### STATED PROBLEM:
Pictures stay out of the copy; restate everything else in the material exactly.

### INPUT MATERIAL:
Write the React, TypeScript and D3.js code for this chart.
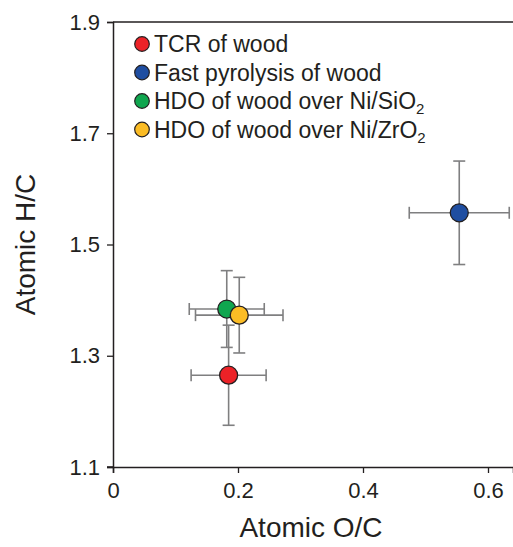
import React, { useRef, useEffect } from "react";
import * as d3 from "d3";

// samples, in legend order
const labels = ["TCR of wood", "Fast pyrolysis of wood", "HDO of wood over Ni/SiO", "HDO of wood over Ni/ZrO"];
const subs = ["", "", "2", "2"];
const colors = ["#ec2227", "#1f4ea1", "#10a64f", "#fbbc25"];
const ocValues = [0.185, 0.554, 0.182, 0.202];
const hcValues = [1.265, 1.557, 1.384, 1.373];
const ocErrors = [0.06, 0.08, 0.06, 0.07];
const hcErrors = [0.09, 0.093, 0.069, 0.068];
const xTicks = [0, 0.2, 0.4, 0.6];
const yTicks = [1.1, 1.3, 1.5, 1.7, 1.9];

const FONT = "'Liberation Sans', Arial, Helvetica, sans-serif";
const INK = "#231f20";

function App() {
    const svgRef = useRef(null);
    useEffect(() => {
        document.body.style.margin = "0";
        var svg = d3.select(svgRef.current);
        svg.selectChildren().remove();
        svg.attr("width", 513).attr("height", 547).style("display", "block");

        var left = 113, right = 513, top = 22, bottom = 467;
        var x = d3.scaleLinear().domain([0, 0.64]).range([left, right]);
        var y = d3.scaleLinear().domain([1.1, 1.9]).range([bottom, top]);

        // top frame
        svg.append("line")
            .attr("x1", left).attr("x2", right)
            .attr("y1", top).attr("y2", top)
            .attr("stroke", INK).attr("stroke-width", 1.5);

        var xAxis = svg.append("g")
            .attr("transform", "translate(0," + bottom + ")")
            .call(d3.axisBottom(x).tickValues(xTicks).tickSizeOuter(0).tickSize(6).tickPadding(9)
                .tickFormat((d) => (d === 0 ? "0" : d3.format(".1f")(d))));
        var yAxis = svg.append("g")
            .attr("transform", "translate(" + left + ",0)")
            .call(d3.axisLeft(y).tickValues(yTicks).tickSizeOuter(0).tickSize(6).tickPadding(7)
                .tickFormat(d3.format(".1f")));
        [xAxis, yAxis].forEach((g) => {
            g.select(".domain").attr("stroke", INK).attr("stroke-width", 1.5);
            g.selectAll(".tick line").attr("stroke", INK).attr("stroke-width", 1.3);
            g.selectAll(".tick text")
                .attr("fill", INK)
                .style("font-family", FONT)
                .style("font-size", "22px");
        });
        // x-axis line reaches past the y-axis like in the original
        svg.append("line")
            .attr("x1", left - 6).attr("x2", left)
            .attr("y1", bottom).attr("y2", bottom)
            .attr("stroke", INK).attr("stroke-width", 1.5);

        // axis titles
        svg.append("text")
            .attr("x", (left + right) / 2 - 2).attr("y", 537)
            .attr("text-anchor", "middle")
            .attr("fill", INK)
            .style("font-family", FONT).style("font-size", "28px")
            .text("Atomic O/C");
        svg.append("text")
            .attr("transform", "translate(35," + (top + bottom) / 2 + ") rotate(-90)")
            .attr("text-anchor", "middle")
            .attr("fill", INK)
            .style("font-family", FONT).style("font-size", "28px")
            .text("Atomic H/C");

        var idx = d3.range(labels.length);
        var errColor = "#7f7f80";
        var cap = 6;
        var bars = svg.append("g")
            .attr("stroke", errColor).attr("stroke-width", 1.6).attr("fill", "none");
        idx.forEach((i) => {
            var cx = x(ocValues[i]), cy = y(hcValues[i]);
            var x0 = x(ocValues[i] - ocErrors[i]), x1 = x(ocValues[i] + ocErrors[i]);
            var y0 = y(hcValues[i] - hcErrors[i]), y1 = y(hcValues[i] + hcErrors[i]);
            bars.append("line").attr("x1", x0).attr("x2", x1).attr("y1", cy).attr("y2", cy);
            bars.append("line").attr("x1", x0).attr("x2", x0).attr("y1", cy - cap).attr("y2", cy + cap);
            bars.append("line").attr("x1", x1).attr("x2", x1).attr("y1", cy - cap).attr("y2", cy + cap);
            bars.append("line").attr("x1", cx).attr("x2", cx).attr("y1", y0).attr("y2", y1);
            bars.append("line").attr("x1", cx - cap).attr("x2", cx + cap).attr("y1", y0).attr("y2", y0);
            bars.append("line").attr("x1", cx - cap).attr("x2", cx + cap).attr("y1", y1).attr("y2", y1);
        });

        svg.append("g")
            .selectAll("circle")
            .data(idx)
            .join("circle")
            .attr("cx", (i) => x(ocValues[i]))
            .attr("cy", (i) => y(hcValues[i]))
            .attr("r", 9)
            .attr("fill", (i) => colors[i])
            .attr("stroke", INK)
            .attr("stroke-width", 1.3);

        // legend
        var legend = svg.append("g").attr("transform", "translate(142,44)");
        var rows = legend.selectAll("g")
            .data(idx)
            .join("g")
            .attr("transform", (i) => "translate(0," + i * 28.5 + ")");
        rows.append("circle")
            .attr("r", 7.3)
            .attr("fill", (i) => colors[i])
            .attr("stroke", INK)
            .attr("stroke-width", 1.2);
        var txt = rows.append("text")
            .attr("x", 12).attr("y", 8)
            .attr("fill", INK)
            .style("font-family", FONT)
            .style("font-size", "23px");
        txt.append("tspan").text((i) => labels[i]);
        txt.append("tspan")
            .attr("dy", 5)
            .style("font-size", "15px")
            .text((i) => subs[i]);
    }, []);
    return (
        <React.Fragment>
            <svg ref={svgRef}></svg>
        </React.Fragment>
    );
}

export default App;
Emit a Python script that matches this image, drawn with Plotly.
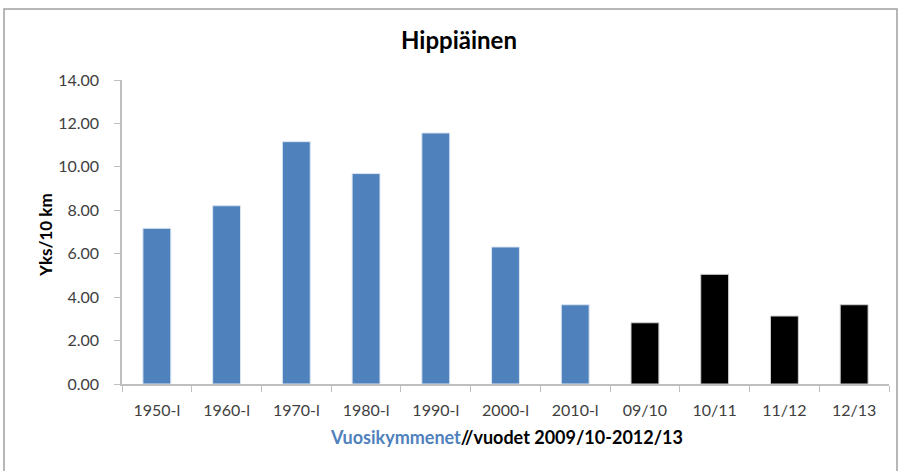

### TASK ANSWER:
Write the React, TypeScript and D3.js code for this chart.
import React, { useRef, useEffect } from "react";
import * as d3 from "d3";

// samples, in legend order
const labels = ["TCR of wood", "Fast pyrolysis of wood", "HDO of wood over Ni/SiO", "HDO of wood over Ni/ZrO"];
const subs = ["", "", "2", "2"];
const colors = ["#ec2227", "#1f4ea1", "#10a64f", "#fbbc25"];
const ocValues = [0.185, 0.554, 0.182, 0.202];
const hcValues = [1.265, 1.557, 1.384, 1.373];
const ocErrors = [0.06, 0.08, 0.06, 0.07];
const hcErrors = [0.09, 0.093, 0.069, 0.068];
const xTicks = [0, 0.2, 0.4, 0.6];
const yTicks = [1.1, 1.3, 1.5, 1.7, 1.9];

const FONT = "'Liberation Sans', Arial, Helvetica, sans-serif";
const INK = "#231f20";

function App() {
    const svgRef = useRef(null);
    useEffect(() => {
        document.body.style.margin = "0";
        var svg = d3.select(svgRef.current);
        svg.selectChildren().remove();
        svg.attr("width", 513).attr("height", 547).style("display", "block");

        var left = 113, right = 513, top = 22, bottom = 467;
        var x = d3.scaleLinear().domain([0, 0.64]).range([left, right]);
        var y = d3.scaleLinear().domain([1.1, 1.9]).range([bottom, top]);

        // top frame
        svg.append("line")
            .attr("x1", left).attr("x2", right)
            .attr("y1", top).attr("y2", top)
            .attr("stroke", INK).attr("stroke-width", 1.5);

        var xAxis = svg.append("g")
            .attr("transform", "translate(0," + bottom + ")")
            .call(d3.axisBottom(x).tickValues(xTicks).tickSizeOuter(0).tickSize(6).tickPadding(9)
                .tickFormat((d) => (d === 0 ? "0" : d3.format(".1f")(d))));
        var yAxis = svg.append("g")
            .attr("transform", "translate(" + left + ",0)")
            .call(d3.axisLeft(y).tickValues(yTicks).tickSizeOuter(0).tickSize(6).tickPadding(7)
                .tickFormat(d3.format(".1f")));
        [xAxis, yAxis].forEach((g) => {
            g.select(".domain").attr("stroke", INK).attr("stroke-width", 1.5);
            g.selectAll(".tick line").attr("stroke", INK).attr("stroke-width", 1.3);
            g.selectAll(".tick text")
                .attr("fill", INK)
                .style("font-family", FONT)
                .style("font-size", "22px");
        });
        // x-axis line reaches past the y-axis like in the original
        svg.append("line")
            .attr("x1", left - 6).attr("x2", left)
            .attr("y1", bottom).attr("y2", bottom)
            .attr("stroke", INK).attr("stroke-width", 1.5);

        // axis titles
        svg.append("text")
            .attr("x", (left + right) / 2 - 2).attr("y", 537)
            .attr("text-anchor", "middle")
            .attr("fill", INK)
            .style("font-family", FONT).style("font-size", "28px")
            .text("Atomic O/C");
        svg.append("text")
            .attr("transform", "translate(35," + (top + bottom) / 2 + ") rotate(-90)")
            .attr("text-anchor", "middle")
            .attr("fill", INK)
            .style("font-family", FONT).style("font-size", "28px")
            .text("Atomic H/C");

        var idx = d3.range(labels.length);
        var errColor = "#7f7f80";
        var cap = 6;
        var bars = svg.append("g")
            .attr("stroke", errColor).attr("stroke-width", 1.6).attr("fill", "none");
        idx.forEach((i) => {
            var cx = x(ocValues[i]), cy = y(hcValues[i]);
            var x0 = x(ocValues[i] - ocErrors[i]), x1 = x(ocValues[i] + ocErrors[i]);
            var y0 = y(hcValues[i] - hcErrors[i]), y1 = y(hcValues[i] + hcErrors[i]);
            bars.append("line").attr("x1", x0).attr("x2", x1).attr("y1", cy).attr("y2", cy);
            bars.append("line").attr("x1", x0).attr("x2", x0).attr("y1", cy - cap).attr("y2", cy + cap);
            bars.append("line").attr("x1", x1).attr("x2", x1).attr("y1", cy - cap).attr("y2", cy + cap);
            bars.append("line").attr("x1", cx).attr("x2", cx).attr("y1", y0).attr("y2", y1);
            bars.append("line").attr("x1", cx - cap).attr("x2", cx + cap).attr("y1", y0).attr("y2", y0);
            bars.append("line").attr("x1", cx - cap).attr("x2", cx + cap).attr("y1", y1).attr("y2", y1);
        });

        svg.append("g")
            .selectAll("circle")
            .data(idx)
            .join("circle")
            .attr("cx", (i) => x(ocValues[i]))
            .attr("cy", (i) => y(hcValues[i]))
            .attr("r", 9)
            .attr("fill", (i) => colors[i])
            .attr("stroke", INK)
            .attr("stroke-width", 1.3);

        // legend
        var legend = svg.append("g").attr("transform", "translate(142,44)");
        var rows = legend.selectAll("g")
            .data(idx)
            .join("g")
            .attr("transform", (i) => "translate(0," + i * 28.5 + ")");
        rows.append("circle")
            .attr("r", 7.3)
            .attr("fill", (i) => colors[i])
            .attr("stroke", INK)
            .attr("stroke-width", 1.2);
        var txt = rows.append("text")
            .attr("x", 12).attr("y", 8)
            .attr("fill", INK)
            .style("font-family", FONT)
            .style("font-size", "23px");
        txt.append("tspan").text((i) => labels[i]);
        txt.append("tspan")
            .attr("dy", 5)
            .style("font-size", "15px")
            .text((i) => subs[i]);
    }, []);
    return (
        <React.Fragment>
            <svg ref={svgRef}></svg>
        </React.Fragment>
    );
}

export default App;
Emit a Python script that matches this image, drawn with Plotly.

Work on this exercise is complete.